UPDATE: There is a C version of the Brent minimizer in GSL. The archives are here: ftp://ftp.club.cc.cmu.edu/gnu/gsl/ Note that it will be covered by some flavor of GNU "copyleft."
As I write this, the latest-and-greatest appears to be gsl-1.14.tar.gz. The minimizer is located in the file gsl-1.14/min/brent.c. It appears to have termination criteria similar to what I implemented. I have not studied how it decides to switch to golden section, but for the OP, that is probably moot.
UPDATE 2: I googled up a public domain java version, translated from FORTRAN. I cannot vouch for its quality. http://www1.fpl.fs.fed.us/Fmin.java I notice that the hard-coded machine efficiency ("machine precision" in the comments) is 1/2 the value for a typical PC today. Change the value of eps to 2.22045e-16.
Edit 2: The method described in Jive Dadson is a better way to go about this. I'm leaving my answer up since it's easier to implement, if speed isn't too much of an issue.
Use a form of binary search, combined with numeric derivative approximations.
Given the interval [a, b], let x = (a + b) /2
Let epsilon be something very small.
Is (f(x + epsilon) - f(x)) positive? If yes, the function is still growing at x, so you recursively search the interval [x, b]
Otherwise, search the interval [a, x].
There might be a problem if the max lies between x and x + epsilon, but you might give this a try.
Edit: The advantage to this approach is that it exploits the known properties of the function in question. That is, I assumed by "n"-shaped, you meant, increasing-max-decreasing. Here's some Python code I wrote to test the algorithm:
def f(x):
return -x * (x - 1.0)
def findMax(function, a, b, maxSlope):
x = (a + b) / 2.0
e = 0.0001
slope = (function(x + e) - function(x)) / e
if abs(slope) < maxSlope:
return x
if slope > 0:
return findMax(function, x, b, maxSlope)
else:
return findMax(function, a, x, maxSlope)
Typing findMax(f, 0, 3, 0.01) should return 0.504, as desired.
For optimizing a concave function, which is the type of function you are talking about, without evaluating the derivative I would use the secant method.
Given the two initial values x[0]=0.0 and x[1]=1.0 I would proceed to compute the next approximations as:
def next_x(x, xprev):
return x - f(x) * (x - xprev) / (f(x) - f(xprev))
and thus compute x[2], x[3], ... until the change in x becomes small enough.
Edit: As Jive explains, this solution is for root finding which is not the question posed.
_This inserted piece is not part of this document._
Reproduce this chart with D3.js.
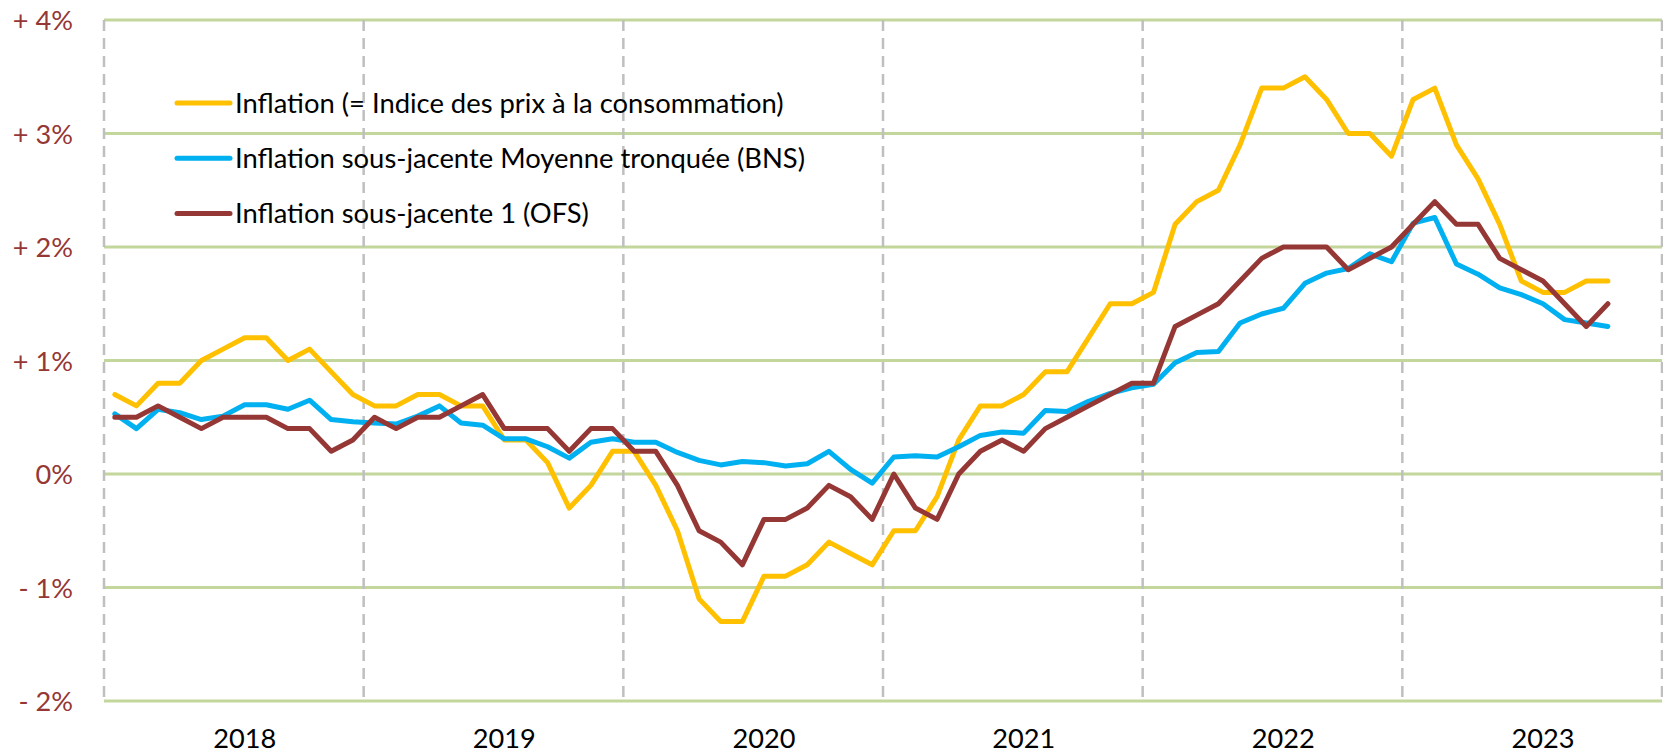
<!DOCTYPE html>
<html>
<head>
<meta charset="utf-8">
<script src="https://cdnjs.cloudflare.com/ajax/libs/d3/7.8.5/d3.min.js"></script>
<style>
  html, body { margin: 0; padding: 0; background: #fff; }
  svg { display: block; }
</style>
</head>
<body>
<div id="graph"></div>
<script>
// categories and tick labels
const years = ["2018", "2019", "2020", "2021", "2022", "2023"];
const yTicks = [4, 3, 2, 1, 0, -1, -2];
const yTickLabels = ["+ 4%", "+ 3%", "+ 2%", "+ 1%", "0%", "- 1%", "- 2%"];

const seriesNames = [
    "Inflation (= Indice des prix à la consommation)",
    "Inflation sous-jacente Moyenne tronquée (BNS)",
    "Inflation sous-jacente 1 (OFS)"
];
const seriesColors = ["#FFC000", "#00B0F0", "#953735"];

// monthly values, Jan 2018 - Oct 2023 (%)
const cpi = [
    0.7, 0.6, 0.8, 0.8, 1.0, 1.1, 1.2, 1.2, 1.0, 1.1, 0.9, 0.7,
    0.6, 0.6, 0.7, 0.7, 0.6, 0.6, 0.3, 0.3, 0.1, -0.3, -0.1, 0.2,
    0.2, -0.1, -0.5, -1.1, -1.3, -1.3, -0.9, -0.9, -0.8, -0.6, -0.7, -0.8,
    -0.5, -0.5, -0.2, 0.3, 0.6, 0.6, 0.7, 0.9, 0.9, 1.2, 1.5, 1.5,
    1.6, 2.2, 2.4, 2.5, 2.9, 3.4, 3.4, 3.5, 3.3, 3.0, 3.0, 2.8,
    3.3, 3.4, 2.9, 2.6, 2.2, 1.7, 1.6, 1.6, 1.7, 1.7
];
const trimmedMean = [
    0.53, 0.40, 0.57, 0.54, 0.48, 0.51, 0.61, 0.61, 0.57, 0.65, 0.48, 0.46,
    0.45, 0.44, 0.51, 0.60, 0.45, 0.43, 0.31, 0.31, 0.24, 0.14, 0.28, 0.31,
    0.28, 0.28, 0.19, 0.12, 0.08, 0.11, 0.10, 0.07, 0.09, 0.20, 0.04, -0.08,
    0.15, 0.16, 0.15, 0.24, 0.34, 0.37, 0.36, 0.56, 0.55, 0.64, 0.71, 0.76,
    0.79, 0.98, 1.07, 1.08, 1.33, 1.41, 1.46, 1.68, 1.77, 1.81, 1.94, 1.87,
    2.21, 2.26, 1.85, 1.76, 1.64, 1.58, 1.50, 1.36, 1.33, 1.30
];
const core1 = [
    0.5, 0.5, 0.6, 0.5, 0.4, 0.5, 0.5, 0.5, 0.4, 0.4, 0.2, 0.3,
    0.5, 0.4, 0.5, 0.5, 0.6, 0.7, 0.4, 0.4, 0.4, 0.2, 0.4, 0.4,
    0.2, 0.2, -0.1, -0.5, -0.6, -0.8, -0.4, -0.4, -0.3, -0.1, -0.2, -0.4,
    0.0, -0.3, -0.4, 0.0, 0.2, 0.3, 0.2, 0.4, 0.5, 0.6, 0.7, 0.8,
    0.8, 1.3, 1.4, 1.5, 1.7, 1.9, 2.0, 2.0, 2.0, 1.8, 1.9, 2.0,
    2.2, 2.4, 2.2, 2.2, 1.9, 1.8, 1.7, 1.5, 1.3, 1.5
];

const months = years.flatMap(y => d3.range(1, 13).map(m => `${y}-${String(m).padStart(2, "0")}`));
const allSeries = [cpi, trimmedMean, core1];

const totalWidth = 1663, totalHeight = 755;
const margin = { top: 20, right: 1, bottom: 54, left: 104 };
const width = totalWidth - margin.left - margin.right;
const height = totalHeight - margin.top - margin.bottom;
const font = "Lato, 'Open Sans', sans-serif";

const svg = d3.select("#graph")
    .append("svg")
    .attr("width", totalWidth)
    .attr("height", totalHeight)
    .style("background", "#fff");

// fit a font size so a string gets the width of the original Calibri text
function fitSize(str, target) {
    const t = svg.append("text").attr("font-family", font).attr("font-size", 100).text(str);
    const w = t.node().getComputedTextLength();
    t.remove();
    return 100 * target / w;
}
const legendSize = fitSize(seriesNames[0], 549);
const tickSize = fitSize("2018", 63);

const g = svg.append("g").attr("transform", `translate(${margin.left}, ${margin.top})`);

const x = d3.scaleBand().domain(months).range([0, width]).padding(0);
const y = d3.scaleLinear().domain([-2, 4]).range([height, 0]);
const cx = i => x(months[i]) + x.bandwidth() / 2;

// horizontal gridlines
g.append("g")
    .selectAll("line")
    .data(yTicks)
    .join("line")
    .attr("x1", 0).attr("x2", width)
    .attr("y1", d => y(d)).attr("y2", d => y(d))
    .attr("stroke", "#C3D69B")
    .attr("stroke-width", 3);

// dashed year separators
const yearBounds = years.map(yr => x(`${yr}-01`)).concat([width]);
g.append("g")
    .selectAll("line")
    .data(yearBounds)
    .join("line")
    .attr("x1", d => d).attr("x2", d => d)
    .attr("y1", 0).attr("y2", height)
    .attr("stroke", "#BFBFBF")
    .attr("stroke-width", 2.5)
    .attr("stroke-dasharray", "11,7");

// y axis labels
const yAxis = g.append("g")
    .call(d3.axisLeft(y).tickValues(yTicks).tickFormat((d, i) => yTickLabels[i]).tickSize(0).tickPadding(31));
yAxis.select(".domain").remove();
yAxis.selectAll("text")
    .attr("font-family", font)
    .attr("font-size", tickSize)
    .attr("fill", "#953735")
    .attr("dy", "0.36em");

// year labels, placed under the 7th month like the category axis
const xAxis = g.append("g")
    .attr("transform", `translate(0, ${height})`)
    .call(d3.axisBottom(x)
        .tickValues(years.map(yr => `${yr}-07`))
        .tickFormat(d => d.slice(0, 4))
        .tickSize(0)
        .tickPadding(0));
xAxis.select(".domain").remove();
xAxis.selectAll("text")
    .attr("font-family", font)
    .attr("font-size", tickSize)
    .attr("fill", "#000")
    .attr("dy", null)
    .attr("y", 47);

// lines
const line = d3.line()
    .x((d, i) => cx(i))
    .y(d => y(d));

allSeries.forEach((data, k) => {
    g.append("path")
        .datum(data)
        .attr("fill", "none")
        .attr("stroke", seriesColors[k])
        .attr("stroke-width", 5)
        .attr("stroke-linejoin", "round")
        .attr("stroke-linecap", "round")
        .attr("d", line);
});

// legend
const legend = svg.append("g").attr("transform", "translate(176, 103)");
const item = legend.selectAll("g")
    .data(seriesNames)
    .join("g")
    .attr("transform", (d, i) => `translate(0, ${i * 55.3})`);
item.append("line")
    .attr("x1", 1).attr("x2", 54)
    .attr("stroke", (d, i) => seriesColors[i])
    .attr("stroke-width", 5)
    .attr("stroke-linecap", "round");
item.append("text")
    .attr("x", 59)
    .attr("dy", "0.36em")
    .attr("font-family", font)
    .attr("font-size", legendSize)
    .attr("fill", "#000")
    .text(d => d);
</script>
</body>
</html>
For optimization the proper solution is the Brent minimizer as explained in his answer.
The Levenberg-Marquardt algorithm is a Newton's method like optimizer. It has a C/C++ implementation levmar that doesn't require you to define the derivative function. Instead it will evaluate the objective function in the current neighborhood to move to the maximum.
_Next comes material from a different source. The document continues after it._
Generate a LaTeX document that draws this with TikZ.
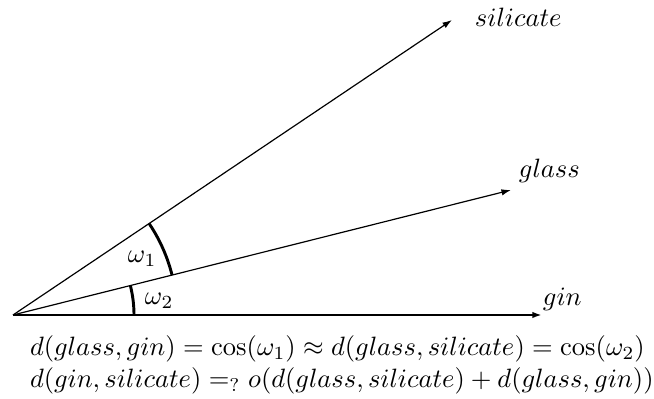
\documentclass[tikz,border=0pt]{standalone}
\usetikzlibrary{arrows.meta}
\begin{document}
\begin{tikzpicture}[x=0.377pt,y=-0.377pt,
  vec/.style={-{Latex[length=3.6pt,width=2.4pt]}, line width=0.45pt},
  basevec/.style={vec, line width=0.85pt},
  anglearc/.style={line width=1.1pt},
  lbl/.style={anchor=base west, inner sep=0pt, outer sep=0pt},
]
\useasboundingbox (0,0) rectangle (654,399);
\coordinate (O) at (13,315);
\coordinate (S) at (452,20);
\coordinate (G) at (511,190);
\coordinate (N) at (542,315);
\draw[vec] (O) -- (S);
\draw[vec] (O) -- (G);
\draw[basevec] (O) -- (N);
\draw[anglearc] ([shift={(-14.1:164)}]O) arc[start angle=-14.1, end angle=-33.9, radius=164];
\draw[anglearc] ([shift={(0:121)}]O) arc[start angle=0, end angle=-14.1, radius=121];
\node[lbl] (ls) at (475,27) {$silicate$};
\node[lbl] (lg) at (519,178) {$glass$};
\node[lbl] (ln) at (543,306) {$gin$};
\node[lbl] (w1) at (128,263) {$\omega_1$};
\node[lbl] (w2) at (145,305) {$\omega_2$};
\node[lbl] (e1) at (30,356) {$d(glass,gin)=\cos(\omega_1)\approx d(glass,silicate)=\cos(\omega_2)$};
\node[lbl] (e2) at (30,388) {$d(gin,silicate)=_?o(d(glass,silicate)+d(glass,gin))$};
\end{tikzpicture}
\end{document}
BTW: this website appears to be updated since I last visited it, hope it's even the same one I remembered. Apparently it now also support other languages.
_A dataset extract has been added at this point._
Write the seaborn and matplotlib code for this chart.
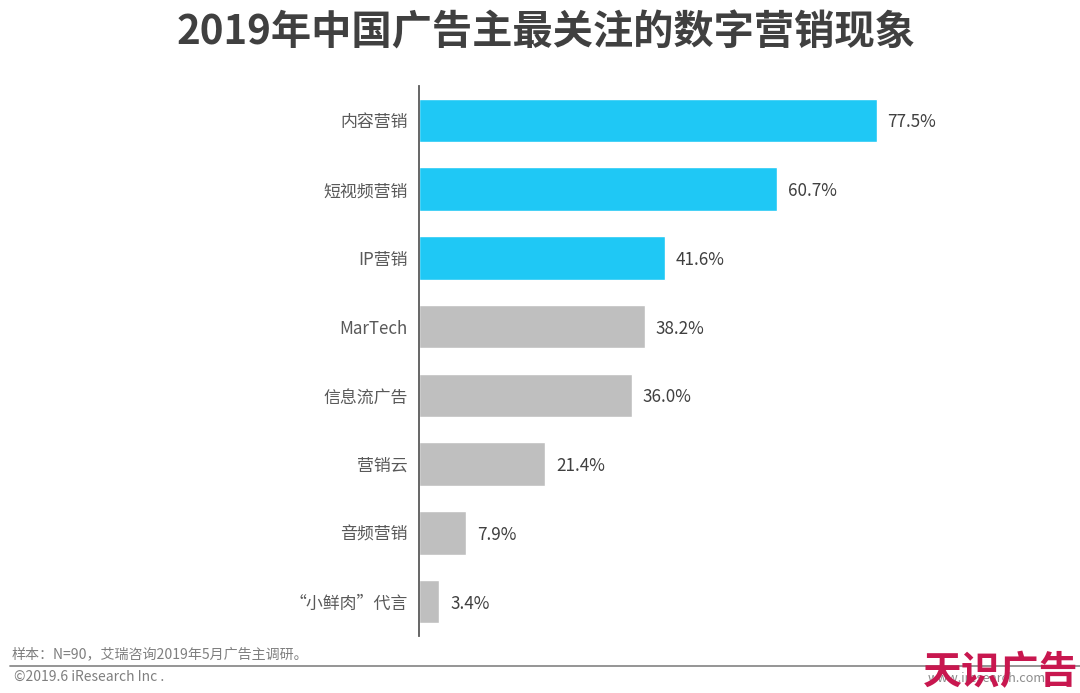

Given that it's only a function of a single variable and has one extremum in the interval, you don't really need Newton's method. Some sort of line search algorithm should suffice. This wikipedia article is actually not a bad starting point, if short on details. Note in particular that you could just use the method described under "direct search", starting with the end points of your interval as your two points.
I'm not sure if you'd consider that an "exhaustive search", but it should actually be pretty fast I think for this sort of function (that is, a continuous, smooth function with only one local extremum in the given interval).
You could reduce it to a simple linear fit on the delta's, finding the place where it crosses the x axis. Linear fit can be done very quickly.
Or just take 3 points (left/top/right) and fix the parabola.
It depends mostly on the nature of the underlying relation between x and y, I think.
edit this is in case you have an array of values like the question's title states. When you have a function take Newton-Raphson.